13 years ago, the mobile device market was very fragmented, dominated mostly by J2ME apps and WAP websites. The internet speed was very very slow, but a good business. To encourage development, mobile operators offered mobile website developers a percentage of what mobile users spent on their websites, so I started creating WAP sites.
The mobile device market had more than 14.000 different devices. To target all of them you had to be creative. I found a device database based on family evolution called wurfl, which was essentially a developer-community created device database in xml with their reported capabilities.

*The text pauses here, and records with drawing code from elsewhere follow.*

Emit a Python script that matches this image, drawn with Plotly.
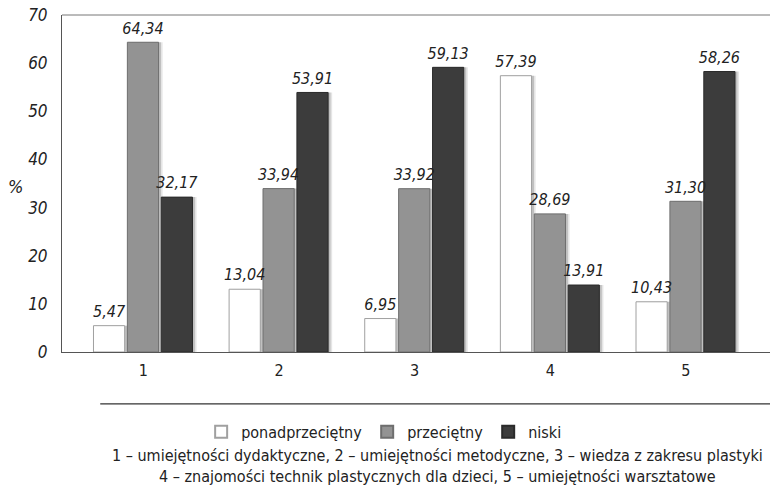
import plotly.graph_objects as go

categories = ["1", "2", "3", "4", "5"]
series_names = ["ponadprzeciętny", "przeciętny", "niski"]
ponad = [5.47, 13.04, 6.95, 57.39, 10.43]
przec = [64.34, 33.94, 33.92, 28.69, 31.30]
niski = [32.17, 53.91, 59.13, 13.91, 58.26]
y_ticks = [0, 10, 20, 30, 40, 50, 60, 70]

FONT = "DejaVu Sans Condensed, Liberation Sans Narrow, sans-serif"
fills = ["#ffffff", "#939393", "#3c3c3c"]
lines = ["#a0a0a0", "#6e6e6e", "#2a2a2a"]
offsets = [-0.368, -0.118, 0.132]
BW = 0.23

xs = list(range(len(categories)))
fig = go.Figure()

# soft shadows
for vals, off in zip([ponad, przec, niski], offsets):
    for dx, alpha in [(0.03, 0.10), (0.018, 0.16)]:
        fig.add_trace(go.Bar(
            x=xs, y=vals, offset=off + dx, width=BW,
            marker=dict(color=f"rgba(0,0,0,{alpha})", line=dict(width=0)),
            showlegend=False, hoverinfo="skip"))

for name, vals, fc, lc, off in zip(series_names, [ponad, przec, niski], fills, lines, offsets):
    fig.add_trace(go.Bar(
        x=xs, y=vals, name=name, offset=off, width=BW,
        marker=dict(color=fc, line=dict(color=lc, width=1)),
    ))

for vals, off in zip([ponad, przec, niski], offsets):
    fig.add_trace(go.Scatter(
        x=[x + off + BW / 2 for x in xs], y=vals, mode="markers+text",
        marker=dict(size=6, opacity=0),
        text=["<i>" + f"{v:.2f}".replace(".", ",") + "</i>" for v in vals],
        textposition="top center",
        textfont=dict(family=FONT, size=16, color="#222"),
        showlegend=False, hoverinfo="skip", cliponaxis=False,
    ))

fig.update_layout(
    width=770, height=491,
    margin=dict(l=62, r=0, t=15, b=139),
    paper_bgcolor="white", plot_bgcolor="white",
    barmode="overlay",
    font=dict(family=FONT, color="#222"),
    showlegend=True,
    legend=dict(orientation="h", x=0.455, xanchor="center", y=-0.237, yanchor="middle",
                font=dict(family=FONT, size=16, color="#222"),
                itemsizing="constant", tracegroupgap=0, itemwidth=30,
                bgcolor="rgba(0,0,0,0)"),
    xaxis=dict(
        range=[-0.6, 4.62],
        tickvals=xs, ticktext=categories,
        showline=True, linecolor="#555", linewidth=1.2,
        ticks="", showgrid=False, zeroline=False,
        tickfont=dict(family=FONT, size=16, color="#222"),
        ticklabelstandoff=4, automargin=False,
    ),
    yaxis=dict(
        range=[0, 70], tickvals=y_ticks,
        ticktext=[f"<i>{t}</i>" for t in y_ticks],
        showline=True, linecolor="#555", linewidth=1,
        ticks="", showgrid=False, zeroline=False,
        tickfont=dict(family=FONT, size=17, color="#222"),
        ticklabelstandoff=10, automargin=False,
    ),
    shapes=[
        dict(type="line", xref="paper", yref="paper", x0=0, x1=1, y0=1, y1=1,
             line=dict(color="#777", width=1)),
        dict(type="line", xref="paper", yref="paper", x0=0.054, x1=1, y0=-0.154, y1=-0.154,
             line=dict(color="#333", width=1.2)),
    ],
    annotations=[
        dict(text="<i>%</i>", xref="paper", yref="paper", x=-0.066, y=0.49,
             xanchor="center", showarrow=False,
             font=dict(family=FONT, size=18, color="#222")),
        dict(text="1 – umiejętności dydaktyczne, 2 – umiejętności metodyczne, 3 – wiedza z zakresu plastyki<br>"
                  "4 – znajomości technik plastycznych dla dzieci, 5 – umiejętności warsztatowe",
             xref="paper", yref="paper", x=0.531, y=-0.338, yanchor="middle",
             xanchor="center", showarrow=False, align="center",
             font=dict(family=FONT, size=16, color="#222")),
    ],
)

fig.write_html("out.html", config={"displayModeBar": False},
               post_script="document.body.style.margin='0';")
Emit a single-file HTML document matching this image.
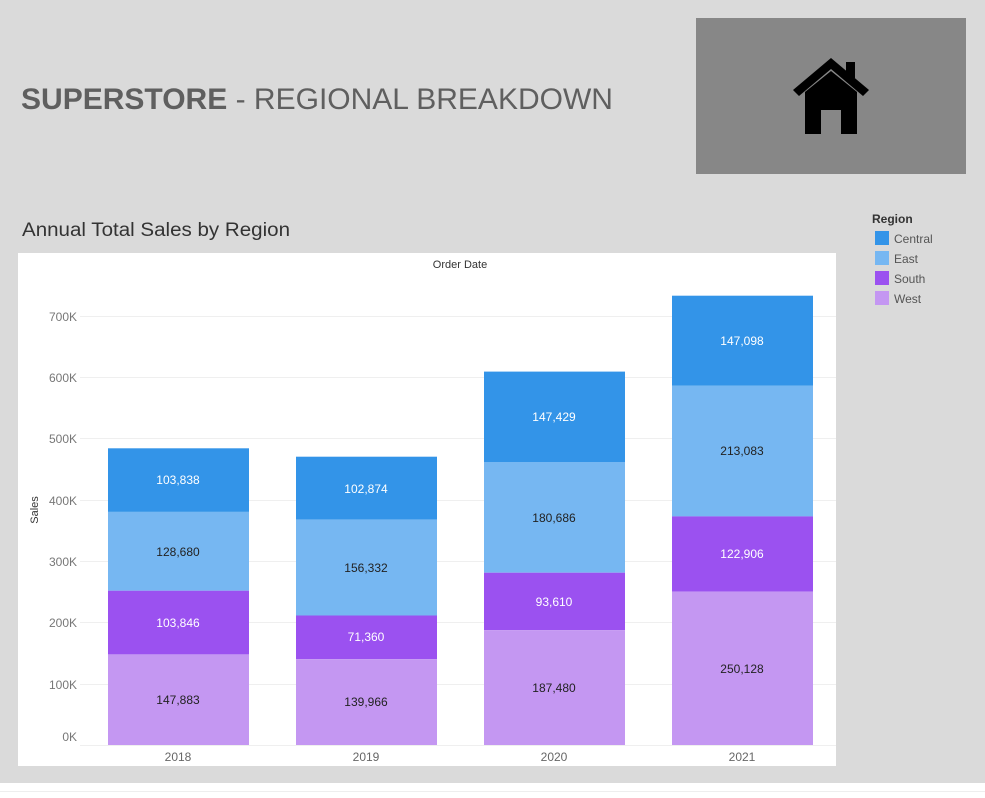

At first I was using Coldfusion (which was faster than ASP, PHP and easier than JSP) to detect the user-agent on the server and condition the served code for each type of device technology, but this was error prone, so as always, I found better way and started writing custom Coldfusion tags which detected the device capability and output the needed code. The resulting format code had much better readability and was easier to maintain. This was my first approach to simplify conditions into “concepts”. I called this framework Creador WAP.
Testing it inside a company
In an interview I had with a mobile developer company, I showed them my framework and bet them i could rise their earnings of mobile traffic by using it easily. They agreed to give me 3% of their earnings for all the developed mobile websites i did for them. For everyone else i was crazy, because that meant i was actually working for only 45 dollars a month. They were a big company with big clients, but not taking advantage of this segment.
Because I could focus on the functionality of each mobile website app instead of the language differences and image resolutions and formats, by using my framework Creador, I was able to quickly create entertaining apps that gain thousands of users in a matter of weeks. I had passed from earning 45 usd a month, to a 1000 usd the second month and 4000 usd by the third month, which was way cool.
Soon it was too cool for the company owners which didn’t like the idea of sharing that 3%, so I stopped working for them and created my own startup called Creador S.A.